I am a retired government scientist, and I started my career at RAE Farnborough. I was telling the grandchildren about things that were important to me in my life, when it occurred to me there was one man who was significant in my life, but I didn't understand it at the time. I would love to be able to thank my Head of Space Department, Dennis Allen. When I wrote my reports on the experiments I had done, he would correct my English and without any comment to me publish the report. Without his kindness and encouragement I would never have ended up as I did.

 

I had done badly at school, and after school I took a few O and A Levels at the local Technical College. I then went to the local Job Service, and they suggested that with my interest in model aircraft I should work at the RAE. My response was an amazed, "I couldn't work there, could I?" I started 1963.

 

What no one had realised was that I was dyslexic. Then Dyslexia wasn't recognised as it is now and was why I had had such difficulty at school. I only realised that I was dyslexic when I sat in on our daughter’s dyslexia assessment when she was at school, and I was amazed at how much of what was said applied to me. At junior school it was normal to be hit on the back of the hand with a ruler if you couldn't spell. On one occasion I remember spending a number of evenings working very hard on a homework essay, but when I handed it in I was summoned to the head mistress’s office.

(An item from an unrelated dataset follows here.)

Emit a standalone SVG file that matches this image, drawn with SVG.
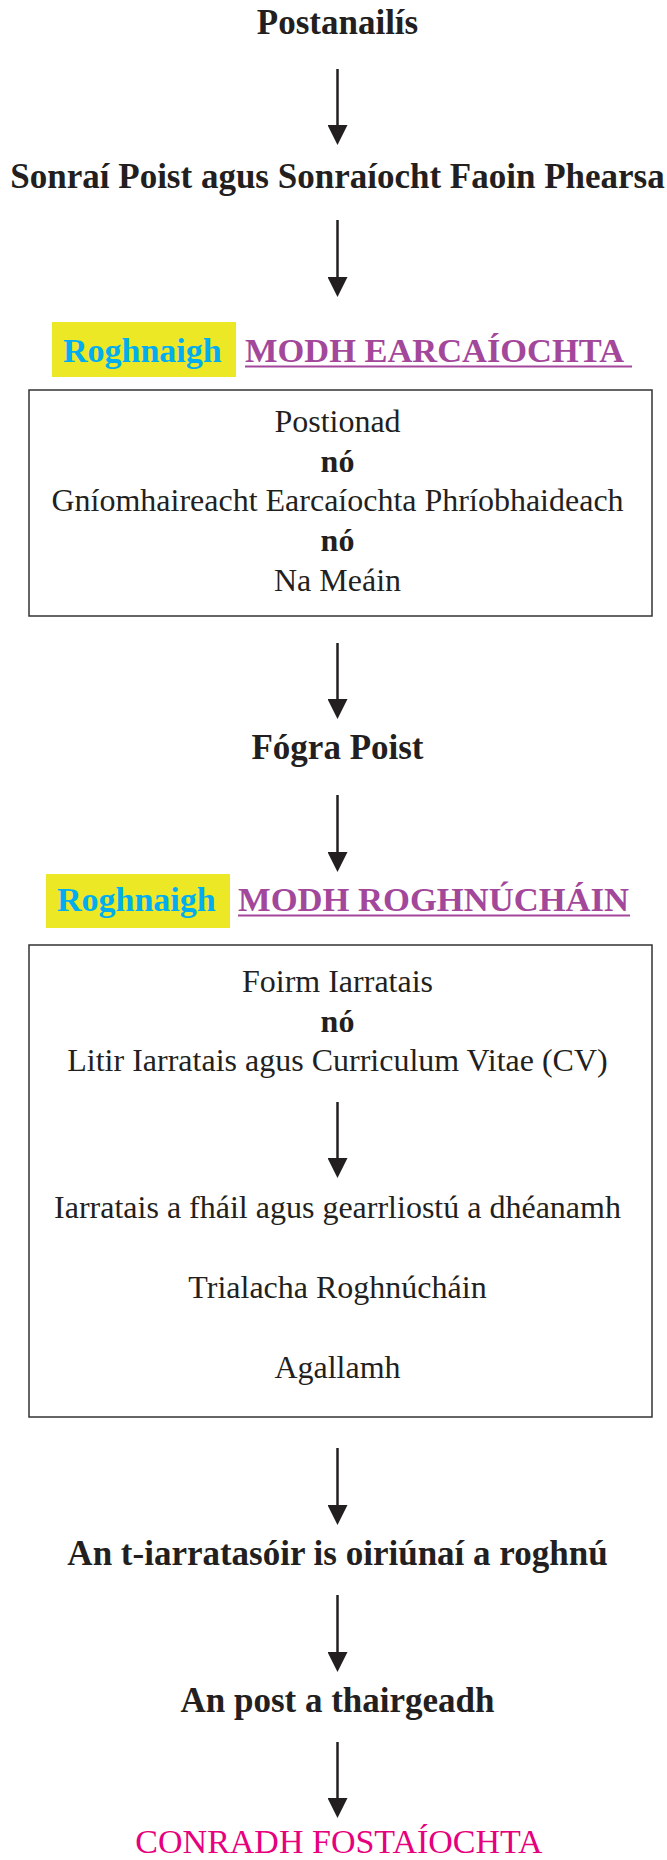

She told me firmly that she would not accept the sort of lazy, shoddy work that I had handed in and she gave me six strokes of the cane. I was very shocked as I had put a huge amount of time and effort into writing it.

 

In my senior school it was not so harsh, but in my first year I was taken out of the French class with the comment, "Beattie, we recommend that you master your mother tongue before you attempt anybody else's."

 

Because of Dennis Allen's support and the facilities available within RAE, including later, the development of Bill Gates’ spell checker, I was able to continue my studies as part of my work on day release, and I was able to use the work I was doing in the laboratory as part of my studies gaining

Grad Inst Physics. I then gained a Masters in experimental nuclear physics. I was then elected a member of the IoP and awarded the status of Chartered Physicist.

 

However, I believe, the most important thing that got me going was the encouragement of Dennis Allen, to whom I owe a huge thank you. I just wish I had understood what he had done for me at the time and been able to say thank you to him.